### Problem to solve
Every line of the data must be copied exactly.

Start of Provided data

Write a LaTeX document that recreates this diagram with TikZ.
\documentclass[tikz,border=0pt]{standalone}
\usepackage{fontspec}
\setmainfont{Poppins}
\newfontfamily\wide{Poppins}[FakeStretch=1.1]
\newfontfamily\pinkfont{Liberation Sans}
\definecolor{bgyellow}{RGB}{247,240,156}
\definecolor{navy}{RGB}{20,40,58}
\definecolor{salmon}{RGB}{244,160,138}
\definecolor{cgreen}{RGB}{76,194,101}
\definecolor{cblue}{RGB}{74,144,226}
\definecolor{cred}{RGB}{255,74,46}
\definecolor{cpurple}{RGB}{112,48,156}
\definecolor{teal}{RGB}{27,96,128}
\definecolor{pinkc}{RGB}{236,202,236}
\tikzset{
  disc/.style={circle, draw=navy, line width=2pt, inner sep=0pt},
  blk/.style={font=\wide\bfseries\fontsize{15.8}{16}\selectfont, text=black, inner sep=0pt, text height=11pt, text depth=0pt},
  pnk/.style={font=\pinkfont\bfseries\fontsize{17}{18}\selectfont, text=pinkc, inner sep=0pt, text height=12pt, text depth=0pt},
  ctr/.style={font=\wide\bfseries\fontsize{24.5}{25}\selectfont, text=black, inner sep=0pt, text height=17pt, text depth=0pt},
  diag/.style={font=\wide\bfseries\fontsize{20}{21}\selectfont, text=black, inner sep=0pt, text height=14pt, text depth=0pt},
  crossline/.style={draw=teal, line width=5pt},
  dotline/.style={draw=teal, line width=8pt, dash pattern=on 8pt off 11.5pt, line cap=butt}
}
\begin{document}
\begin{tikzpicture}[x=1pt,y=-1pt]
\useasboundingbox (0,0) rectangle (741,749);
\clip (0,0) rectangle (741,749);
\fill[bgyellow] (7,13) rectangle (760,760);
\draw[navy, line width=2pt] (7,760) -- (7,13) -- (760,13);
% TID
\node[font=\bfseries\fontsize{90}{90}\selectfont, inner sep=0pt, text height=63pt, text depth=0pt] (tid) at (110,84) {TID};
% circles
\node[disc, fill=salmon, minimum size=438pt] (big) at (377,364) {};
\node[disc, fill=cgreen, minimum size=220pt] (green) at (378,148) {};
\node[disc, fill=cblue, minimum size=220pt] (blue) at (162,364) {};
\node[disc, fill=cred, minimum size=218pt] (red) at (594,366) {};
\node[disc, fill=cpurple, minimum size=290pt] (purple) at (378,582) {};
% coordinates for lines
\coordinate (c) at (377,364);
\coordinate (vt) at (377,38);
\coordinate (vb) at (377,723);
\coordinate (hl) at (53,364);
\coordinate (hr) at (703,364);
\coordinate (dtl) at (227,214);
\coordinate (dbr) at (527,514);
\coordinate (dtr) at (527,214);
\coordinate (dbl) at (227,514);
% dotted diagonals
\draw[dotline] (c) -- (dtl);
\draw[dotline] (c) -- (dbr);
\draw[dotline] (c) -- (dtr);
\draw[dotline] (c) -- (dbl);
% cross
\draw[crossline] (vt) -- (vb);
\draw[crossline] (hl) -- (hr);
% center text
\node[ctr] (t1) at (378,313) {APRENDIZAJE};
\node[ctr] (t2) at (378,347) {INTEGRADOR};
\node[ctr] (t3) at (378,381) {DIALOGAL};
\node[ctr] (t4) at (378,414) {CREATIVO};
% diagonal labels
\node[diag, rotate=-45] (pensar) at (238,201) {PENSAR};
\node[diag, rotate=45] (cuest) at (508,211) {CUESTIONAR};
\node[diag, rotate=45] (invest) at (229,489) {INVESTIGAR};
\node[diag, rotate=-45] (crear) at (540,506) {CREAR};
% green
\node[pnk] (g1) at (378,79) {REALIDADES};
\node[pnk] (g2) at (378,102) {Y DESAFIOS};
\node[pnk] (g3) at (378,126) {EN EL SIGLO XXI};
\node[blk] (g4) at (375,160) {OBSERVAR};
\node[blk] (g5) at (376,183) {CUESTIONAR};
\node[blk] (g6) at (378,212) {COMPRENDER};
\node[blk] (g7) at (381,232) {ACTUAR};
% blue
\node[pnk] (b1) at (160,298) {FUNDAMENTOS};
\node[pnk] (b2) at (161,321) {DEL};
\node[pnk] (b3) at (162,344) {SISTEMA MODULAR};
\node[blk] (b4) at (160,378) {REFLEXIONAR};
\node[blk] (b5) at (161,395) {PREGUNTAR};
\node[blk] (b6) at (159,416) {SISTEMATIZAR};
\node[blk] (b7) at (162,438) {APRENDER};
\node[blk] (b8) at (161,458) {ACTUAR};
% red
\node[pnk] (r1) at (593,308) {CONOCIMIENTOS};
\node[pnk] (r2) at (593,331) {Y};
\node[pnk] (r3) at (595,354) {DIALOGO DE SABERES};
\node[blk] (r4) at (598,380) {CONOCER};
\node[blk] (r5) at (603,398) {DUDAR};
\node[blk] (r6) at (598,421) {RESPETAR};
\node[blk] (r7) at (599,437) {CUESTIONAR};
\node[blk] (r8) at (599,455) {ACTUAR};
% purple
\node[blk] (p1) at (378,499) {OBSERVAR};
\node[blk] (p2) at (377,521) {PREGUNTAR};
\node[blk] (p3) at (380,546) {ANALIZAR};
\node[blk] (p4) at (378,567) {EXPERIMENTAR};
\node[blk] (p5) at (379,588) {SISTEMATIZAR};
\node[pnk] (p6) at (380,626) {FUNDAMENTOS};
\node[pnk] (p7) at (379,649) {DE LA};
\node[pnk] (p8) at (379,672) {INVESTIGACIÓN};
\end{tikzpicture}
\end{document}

End of Provided data

### Final answer
Write a LaTeX document that recreates this diagram with TikZ.
\documentclass[tikz,border=0pt]{standalone}
\usepackage{fontspec}
\setmainfont{Poppins}
\newfontfamily\wide{Poppins}[FakeStretch=1.1]
\newfontfamily\pinkfont{Liberation Sans}
\definecolor{bgyellow}{RGB}{247,240,156}
\definecolor{navy}{RGB}{20,40,58}
\definecolor{salmon}{RGB}{244,160,138}
\definecolor{cgreen}{RGB}{76,194,101}
\definecolor{cblue}{RGB}{74,144,226}
\definecolor{cred}{RGB}{255,74,46}
\definecolor{cpurple}{RGB}{112,48,156}
\definecolor{teal}{RGB}{27,96,128}
\definecolor{pinkc}{RGB}{236,202,236}
\tikzset{
  disc/.style={circle, draw=navy, line width=2pt, inner sep=0pt},
  blk/.style={font=\wide\bfseries\fontsize{15.8}{16}\selectfont, text=black, inner sep=0pt, text height=11pt, text depth=0pt},
  pnk/.style={font=\pinkfont\bfseries\fontsize{17}{18}\selectfont, text=pinkc, inner sep=0pt, text height=12pt, text depth=0pt},
  ctr/.style={font=\wide\bfseries\fontsize{24.5}{25}\selectfont, text=black, inner sep=0pt, text height=17pt, text depth=0pt},
  diag/.style={font=\wide\bfseries\fontsize{20}{21}\selectfont, text=black, inner sep=0pt, text height=14pt, text depth=0pt},
  crossline/.style={draw=teal, line width=5pt},
  dotline/.style={draw=teal, line width=8pt, dash pattern=on 8pt off 11.5pt, line cap=butt}
}
\begin{document}
\begin{tikzpicture}[x=1pt,y=-1pt]
\useasboundingbox (0,0) rectangle (741,749);
\clip (0,0) rectangle (741,749);
\fill[bgyellow] (7,13) rectangle (760,760);
\draw[navy, line width=2pt] (7,760) -- (7,13) -- (760,13);
% TID
\node[font=\bfseries\fontsize{90}{90}\selectfont, inner sep=0pt, text height=63pt, text depth=0pt] (tid) at (110,84) {TID};
% circles
\node[disc, fill=salmon, minimum size=438pt] (big) at (377,364) {};
\node[disc, fill=cgreen, minimum size=220pt] (green) at (378,148) {};
\node[disc, fill=cblue, minimum size=220pt] (blue) at (162,364) {};
\node[disc, fill=cred, minimum size=218pt] (red) at (594,366) {};
\node[disc, fill=cpurple, minimum size=290pt] (purple) at (378,582) {};
% coordinates for lines
\coordinate (c) at (377,364);
\coordinate (vt) at (377,38);
\coordinate (vb) at (377,723);
\coordinate (hl) at (53,364);
\coordinate (hr) at (703,364);
\coordinate (dtl) at (227,214);
\coordinate (dbr) at (527,514);
\coordinate (dtr) at (527,214);
\coordinate (dbl) at (227,514);
% dotted diagonals
\draw[dotline] (c) -- (dtl);
\draw[dotline] (c) -- (dbr);
\draw[dotline] (c) -- (dtr);
\draw[dotline] (c) -- (dbl);
% cross
\draw[crossline] (vt) -- (vb);
\draw[crossline] (hl) -- (hr);
% center text
\node[ctr] (t1) at (378,313) {APRENDIZAJE};
\node[ctr] (t2) at (378,347) {INTEGRADOR};
\node[ctr] (t3) at (378,381) {DIALOGAL};
\node[ctr] (t4) at (378,414) {CREATIVO};
% diagonal labels
\node[diag, rotate=-45] (pensar) at (238,201) {PENSAR};
\node[diag, rotate=45] (cuest) at (508,211) {CUESTIONAR};
\node[diag, rotate=45] (invest) at (229,489) {INVESTIGAR};
\node[diag, rotate=-45] (crear) at (540,506) {CREAR};
% green
\node[pnk] (g1) at (378,79) {REALIDADES};
\node[pnk] (g2) at (378,102) {Y DESAFIOS};
\node[pnk] (g3) at (378,126) {EN EL SIGLO XXI};
\node[blk] (g4) at (375,160) {OBSERVAR};
\node[blk] (g5) at (376,183) {CUESTIONAR};
\node[blk] (g6) at (378,212) {COMPRENDER};
\node[blk] (g7) at (381,232) {ACTUAR};
% blue
\node[pnk] (b1) at (160,298) {FUNDAMENTOS};
\node[pnk] (b2) at (161,321) {DEL};
\node[pnk] (b3) at (162,344) {SISTEMA MODULAR};
\node[blk] (b4) at (160,378) {REFLEXIONAR};
\node[blk] (b5) at (161,395) {PREGUNTAR};
\node[blk] (b6) at (159,416) {SISTEMATIZAR};
\node[blk] (b7) at (162,438) {APRENDER};
\node[blk] (b8) at (161,458) {ACTUAR};
% red
\node[pnk] (r1) at (593,308) {CONOCIMIENTOS};
\node[pnk] (r2) at (593,331) {Y};
\node[pnk] (r3) at (595,354) {DIALOGO DE SABERES};
\node[blk] (r4) at (598,380) {CONOCER};
\node[blk] (r5) at (603,398) {DUDAR};
\node[blk] (r6) at (598,421) {RESPETAR};
\node[blk] (r7) at (599,437) {CUESTIONAR};
\node[blk] (r8) at (599,455) {ACTUAR};
% purple
\node[blk] (p1) at (378,499) {OBSERVAR};
\node[blk] (p2) at (377,521) {PREGUNTAR};
\node[blk] (p3) at (380,546) {ANALIZAR};
\node[blk] (p4) at (378,567) {EXPERIMENTAR};
\node[blk] (p5) at (379,588) {SISTEMATIZAR};
\node[pnk] (p6) at (380,626) {FUNDAMENTOS};
\node[pnk] (p7) at (379,649) {DE LA};
\node[pnk] (p8) at (379,672) {INVESTIGACIÓN};
\end{tikzpicture}
\end{document}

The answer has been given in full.